For the copy, please give all of the data again exactly and leave the pictures out.

########

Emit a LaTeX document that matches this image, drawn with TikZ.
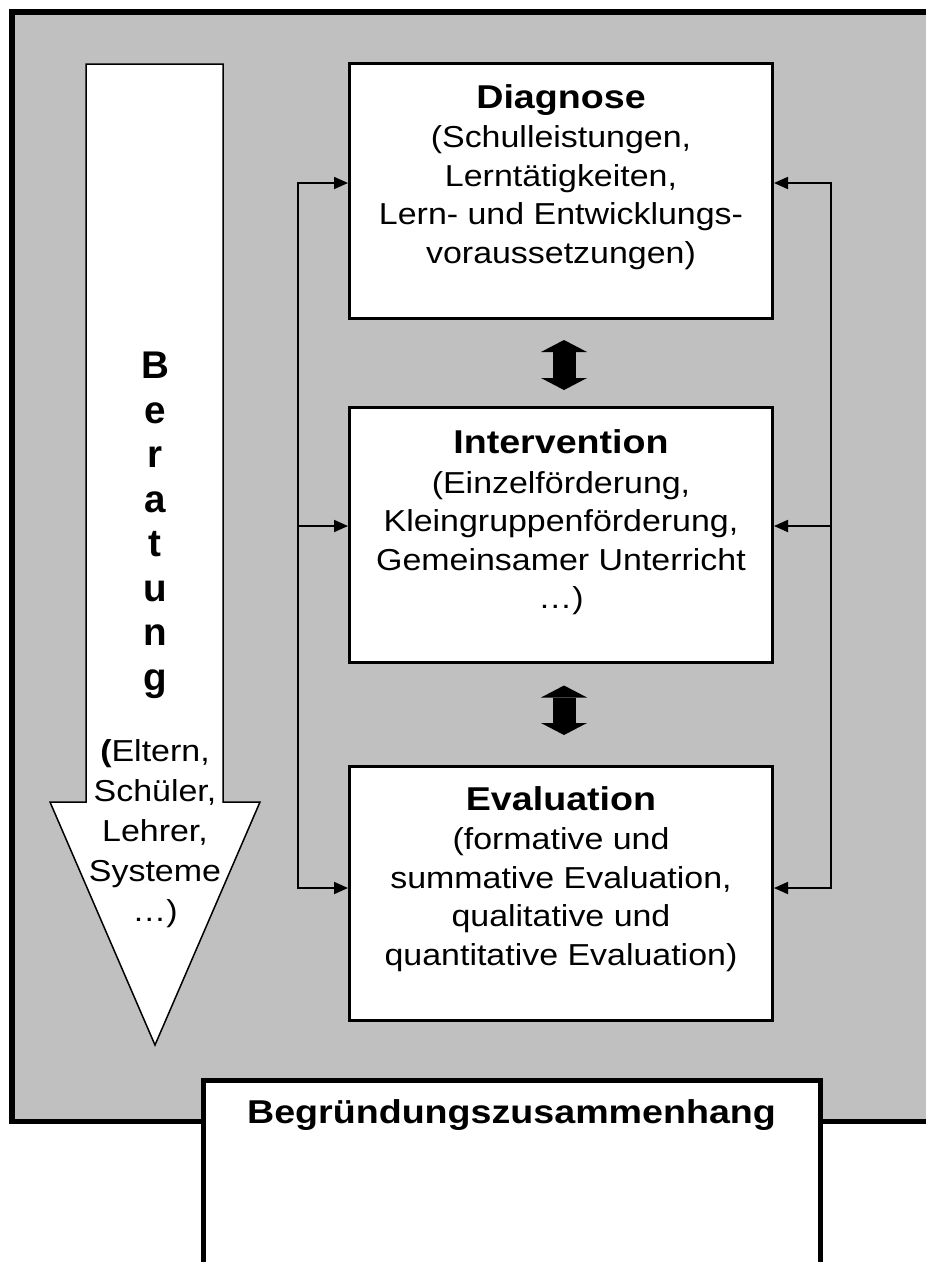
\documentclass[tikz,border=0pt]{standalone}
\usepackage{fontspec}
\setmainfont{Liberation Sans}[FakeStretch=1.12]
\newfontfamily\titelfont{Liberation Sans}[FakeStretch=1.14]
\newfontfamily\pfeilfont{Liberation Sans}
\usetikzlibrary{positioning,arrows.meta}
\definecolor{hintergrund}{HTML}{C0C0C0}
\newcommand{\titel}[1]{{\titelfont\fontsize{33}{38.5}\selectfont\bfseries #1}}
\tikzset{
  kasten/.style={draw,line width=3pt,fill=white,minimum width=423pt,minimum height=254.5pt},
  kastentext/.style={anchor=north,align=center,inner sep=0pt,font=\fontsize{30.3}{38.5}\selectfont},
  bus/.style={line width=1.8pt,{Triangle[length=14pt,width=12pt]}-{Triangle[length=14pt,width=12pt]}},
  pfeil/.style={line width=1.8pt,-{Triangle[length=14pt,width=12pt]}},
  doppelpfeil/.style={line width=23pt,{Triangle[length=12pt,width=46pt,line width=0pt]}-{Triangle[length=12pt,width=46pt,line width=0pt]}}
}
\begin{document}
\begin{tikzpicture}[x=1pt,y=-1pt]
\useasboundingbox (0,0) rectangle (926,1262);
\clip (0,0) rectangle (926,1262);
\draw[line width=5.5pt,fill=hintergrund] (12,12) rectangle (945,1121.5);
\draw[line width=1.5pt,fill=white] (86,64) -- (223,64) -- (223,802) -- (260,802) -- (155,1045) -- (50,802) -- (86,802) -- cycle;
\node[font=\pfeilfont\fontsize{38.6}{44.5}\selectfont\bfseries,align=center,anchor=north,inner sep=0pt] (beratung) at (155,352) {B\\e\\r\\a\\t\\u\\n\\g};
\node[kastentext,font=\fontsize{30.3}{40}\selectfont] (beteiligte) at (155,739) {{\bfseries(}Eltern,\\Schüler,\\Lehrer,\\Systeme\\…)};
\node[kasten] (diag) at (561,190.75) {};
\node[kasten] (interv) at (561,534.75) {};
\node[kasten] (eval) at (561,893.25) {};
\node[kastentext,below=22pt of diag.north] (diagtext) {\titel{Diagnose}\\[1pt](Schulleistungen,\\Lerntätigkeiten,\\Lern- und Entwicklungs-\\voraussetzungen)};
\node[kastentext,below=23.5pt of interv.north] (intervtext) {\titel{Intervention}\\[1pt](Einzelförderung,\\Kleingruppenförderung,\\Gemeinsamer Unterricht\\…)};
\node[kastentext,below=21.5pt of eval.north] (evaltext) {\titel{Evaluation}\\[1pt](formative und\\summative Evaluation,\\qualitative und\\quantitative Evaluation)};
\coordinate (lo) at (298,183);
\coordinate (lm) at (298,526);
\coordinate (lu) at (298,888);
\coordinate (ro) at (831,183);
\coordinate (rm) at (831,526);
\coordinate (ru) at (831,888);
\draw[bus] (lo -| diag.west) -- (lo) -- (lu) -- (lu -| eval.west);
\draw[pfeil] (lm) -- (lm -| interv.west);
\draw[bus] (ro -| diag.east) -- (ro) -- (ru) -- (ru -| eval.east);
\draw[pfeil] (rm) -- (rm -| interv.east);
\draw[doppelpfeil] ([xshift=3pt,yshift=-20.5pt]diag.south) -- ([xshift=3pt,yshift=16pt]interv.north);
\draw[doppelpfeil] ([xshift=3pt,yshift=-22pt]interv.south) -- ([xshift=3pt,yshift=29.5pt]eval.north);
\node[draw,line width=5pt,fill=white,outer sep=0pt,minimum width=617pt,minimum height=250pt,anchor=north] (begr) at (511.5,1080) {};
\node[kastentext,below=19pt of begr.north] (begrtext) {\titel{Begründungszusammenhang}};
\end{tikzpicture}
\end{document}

########

- WRITTEN SOLUTION:
Emit a LaTeX document that matches this image, drawn with TikZ.
\documentclass[tikz,border=0pt]{standalone}
\usepackage{fontspec}
\setmainfont{Liberation Sans}[FakeStretch=1.12]
\newfontfamily\titelfont{Liberation Sans}[FakeStretch=1.14]
\newfontfamily\pfeilfont{Liberation Sans}
\usetikzlibrary{positioning,arrows.meta}
\definecolor{hintergrund}{HTML}{C0C0C0}
\newcommand{\titel}[1]{{\titelfont\fontsize{33}{38.5}\selectfont\bfseries #1}}
\tikzset{
  kasten/.style={draw,line width=3pt,fill=white,minimum width=423pt,minimum height=254.5pt},
  kastentext/.style={anchor=north,align=center,inner sep=0pt,font=\fontsize{30.3}{38.5}\selectfont},
  bus/.style={line width=1.8pt,{Triangle[length=14pt,width=12pt]}-{Triangle[length=14pt,width=12pt]}},
  pfeil/.style={line width=1.8pt,-{Triangle[length=14pt,width=12pt]}},
  doppelpfeil/.style={line width=23pt,{Triangle[length=12pt,width=46pt,line width=0pt]}-{Triangle[length=12pt,width=46pt,line width=0pt]}}
}
\begin{document}
\begin{tikzpicture}[x=1pt,y=-1pt]
\useasboundingbox (0,0) rectangle (926,1262);
\clip (0,0) rectangle (926,1262);
\draw[line width=5.5pt,fill=hintergrund] (12,12) rectangle (945,1121.5);
\draw[line width=1.5pt,fill=white] (86,64) -- (223,64) -- (223,802) -- (260,802) -- (155,1045) -- (50,802) -- (86,802) -- cycle;
\node[font=\pfeilfont\fontsize{38.6}{44.5}\selectfont\bfseries,align=center,anchor=north,inner sep=0pt] (beratung) at (155,352) {B\\e\\r\\a\\t\\u\\n\\g};
\node[kastentext,font=\fontsize{30.3}{40}\selectfont] (beteiligte) at (155,739) {{\bfseries(}Eltern,\\Schüler,\\Lehrer,\\Systeme\\…)};
\node[kasten] (diag) at (561,190.75) {};
\node[kasten] (interv) at (561,534.75) {};
\node[kasten] (eval) at (561,893.25) {};
\node[kastentext,below=22pt of diag.north] (diagtext) {\titel{Diagnose}\\[1pt](Schulleistungen,\\Lerntätigkeiten,\\Lern- und Entwicklungs-\\voraussetzungen)};
\node[kastentext,below=23.5pt of interv.north] (intervtext) {\titel{Intervention}\\[1pt](Einzelförderung,\\Kleingruppenförderung,\\Gemeinsamer Unterricht\\…)};
\node[kastentext,below=21.5pt of eval.north] (evaltext) {\titel{Evaluation}\\[1pt](formative und\\summative Evaluation,\\qualitative und\\quantitative Evaluation)};
\coordinate (lo) at (298,183);
\coordinate (lm) at (298,526);
\coordinate (lu) at (298,888);
\coordinate (ro) at (831,183);
\coordinate (rm) at (831,526);
\coordinate (ru) at (831,888);
\draw[bus] (lo -| diag.west) -- (lo) -- (lu) -- (lu -| eval.west);
\draw[pfeil] (lm) -- (lm -| interv.west);
\draw[bus] (ro -| diag.east) -- (ro) -- (ru) -- (ru -| eval.east);
\draw[pfeil] (rm) -- (rm -| interv.east);
\draw[doppelpfeil] ([xshift=3pt,yshift=-20.5pt]diag.south) -- ([xshift=3pt,yshift=16pt]interv.north);
\draw[doppelpfeil] ([xshift=3pt,yshift=-22pt]interv.south) -- ([xshift=3pt,yshift=29.5pt]eval.north);
\node[draw,line width=5pt,fill=white,outer sep=0pt,minimum width=617pt,minimum height=250pt,anchor=north] (begr) at (511.5,1080) {};
\node[kastentext,below=19pt of begr.north] (begrtext) {\titel{Begründungszusammenhang}};
\end{tikzpicture}
\end{document}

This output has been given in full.